The president of Florida International University’s Turning Point USA chapter has resigned after a series of racist, antisemitic and homophobic group chat messages were leaked.
According to The Miami Herald, which obtained and published two and a half weeks’ worth of WhatsApp logs dating from September and October 2025, participants in the TPUSA group used the N-word more than 400 times and issued a string of slurs against Black, Jewish, gay, and disabled people, also referring to women as “whores” and invoking Nazi lore.
The group has since posted a statement on Instagram, announcing that chapter president Ian Valdes has resigned.
“The Turning Point USA chapter at Florida International University has been made aware of the recent incident involving chapter leadership,” the organization said.
“The chapter president has stepped down from leadership, turned over social media, and we are currently reconstituting our leadership team.
“Our chapter remains focused on fostering constructive conversation, supporting our members, and continuing our mission of engaging students in meaningful discussions.”
Miami-Dade County Republican Executive Committee Secretary Abel Carvajal reportedly started the chat last year following the assassination of TPUSA co-founder Charlie Kirk, who was shot dead by a rooftop sniper while addressing students at an outdoor event on a Utah university campus.
Carvajal has not stepped down over his own messages in the chat, but his organization’s chair, Kevin Cooper, said a majority of the party’s board had voted to request his resignation last week.
“We condemn in the strongest possible terms Abel Alexander Carvajal’s racist group chat,” Cooper said. “His words and actions are reprehensible.”
Florida state representative and former Miami-Dade County GOP chair Alex Rizo told the Herald that a full party meeting and vote on Carvajal’s position will take place imminently.

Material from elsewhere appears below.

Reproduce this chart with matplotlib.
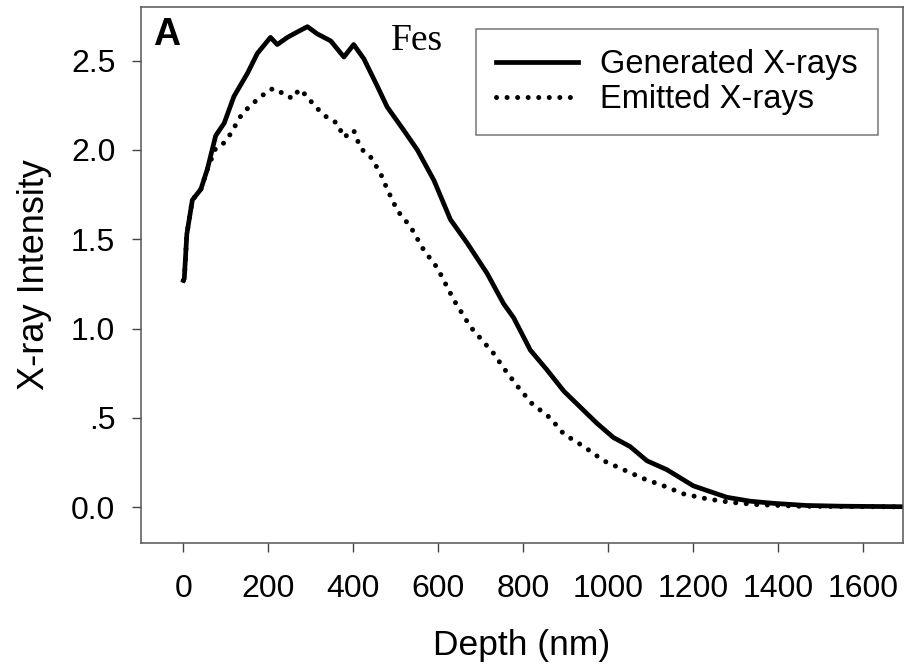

Another Republican state representative, Juan Porras, has issued a condemnation of the secretary and called for him to go, as have GOP state senators Alexis Calatayud, Ileana Garcia and Ana Maria Rodriguez.
Caravajal, however, has refused to budge, telling the Herald over the weekend: “No action has been taken to remove me from board. If you have been told otherwise, that is a blatant falsehood.
“I have received the support of countless members of Miami-Dade [executive committee] – who have known me for several years and know who I truly am.”
The same university’s TPUSA chapter previously caused an uproar in 2018 when The Miami New Times published logs from an earlier chat that found its members joking about rape.
A similar scandal erupted last fall when Politico published 2,900 messages posted in a Young Republicans Telegram chat in which its members described sexual assault as “epic,” made light of the Holocaust and praised Adolf Hitler.
Vice President JD Vance duly defended the group during an appearance on the ongoing Charlie Kirk Show in October, saying: “The reality is that kids do stupid things, especially young boys. They tell edgy, offensive jokes. That’s what kids do.
“And I really don’t want us to grow up in a country where a kid telling a stupid joke – telling a very offensive, stupid joke – is cause to ruin their lives.”
He later rejected the idea that prejudice was “exploding” on the American right in a December interview with NBC News.